Wednesday, April 24, 2024

British director and writer Sean Ellis reimagines in “The Cursed” the 18th century Beast of Gévaudan, a creature that popularized lycanthropy. French landowners, the “elders,” conspire and commit atrocities with the blessing of the church to preserve the status quo of 1882, plagues everyone with bad dreams and infect some with an ancient evil. Pathologist John McBride (Boyd Holbrook) investigates to seek a resolution to his own past loss and failure.

Ellis’ folk horror captures the atrocity that sets the stage for more supernatural events, and his use of class heightens the tension. Perhaps Brexit-inspired, the backdrop of the film’s evil is greed and xenophobia against a group who belong to the land as much as the landowners and their tenants, and even though the elders are responsible, the disenfranchised tenants, women of all classes and children are the first to experience the boomerang effect of the elites’ actions. Once infected by the evil, the lower class will bring that affliction to the elders’ doorstep. There’s an implicit idea of a plague and contagion.

Ellis does not rely on traditional werewolf imagery, but draws on a wealth of horror cinema to create his vision. The composition evokes Ari Aster’s “Hereditary” (2018) and “Midsommar” (2019) in knowing when to show everything and when to hold the action at the edge of the frame. Ellis’ tasteful judgment separates his film from being exploitive or descending into torture porn. The body horror of the contagion is the love child of David Cronenberg and John Carpenter with a dash of “Alien: Resurrection” (1997), and “The Cursed” overall is an exciting mix of sci-fi meets costume period piece. The movie’s mythology borrows the Biblical elements of “Dracula 2000” (2000) and references Sam Raimi’s “The Evil Dead” (1981) and “Drag Me to Hell” (2009) without the camp or pulp.
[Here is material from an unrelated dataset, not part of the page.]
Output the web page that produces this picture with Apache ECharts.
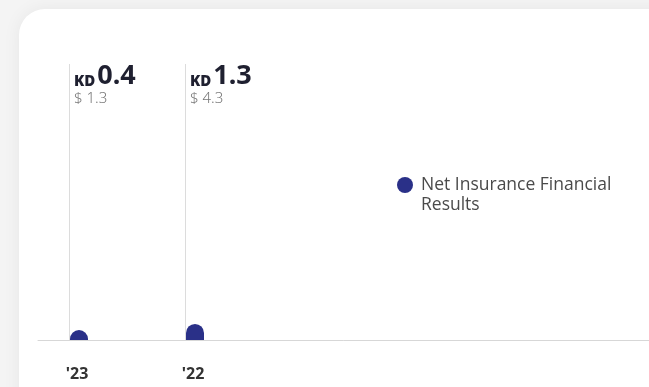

The film’s first act is unique for focusing on the have-nots knowing more than the elite. The uppers ignore and silence them to their own peril. At the onset, a viewer could believe that an elder’s older child, Charlotte (Amelia Crouch), will be the protagonist, but Ellis falls into the trope of the supernatural detective story by allowing the pathologist, a Van Helsing type, to dominate the narrative once he arrives at the manor.

Ultimately Holbrook’s pathologist becomes a figure on which progressive male viewers can project fantasies of themselves as having the courage to speak truth and challenge power structures when the average person, regardless of gender, may see the elders as aspirational or remain silent out of fear. McBride suffers no repercussions for his outspokenness, though the film teases it. In the end, Ellis abandons the higher calling of using a monster to explore socioeconomic issues. He plays it safe and becomes invested in resolving McBride’s trauma, which reduces the village’s suffering to a plot point. The centering of the pathologist in the narrative has the same unintentional effect as the elders by silencing the voices of the masses. It becomes regressive horror.

World War I scenes frame the film, but drawing the link between the earlier atrocity and the battlefield slaughter feels unearned and barely germane. While viewers will be grateful that no actor attempts a French accent, the characters sport British ones, and only character and place signal that the action is unfolding in France. Why not just change the location and tweak the narrative?

February can be a bit of a famine movie month. Despite its flaws, which includes a runtime that will make the denouement feel anticlimactic, the atmospheric effects and visuals makes the film a cinematic feast.

  • “The Cursed” is at AMC Assembly Row 12, 395 Artisan Way, Assembly Square, Somerville.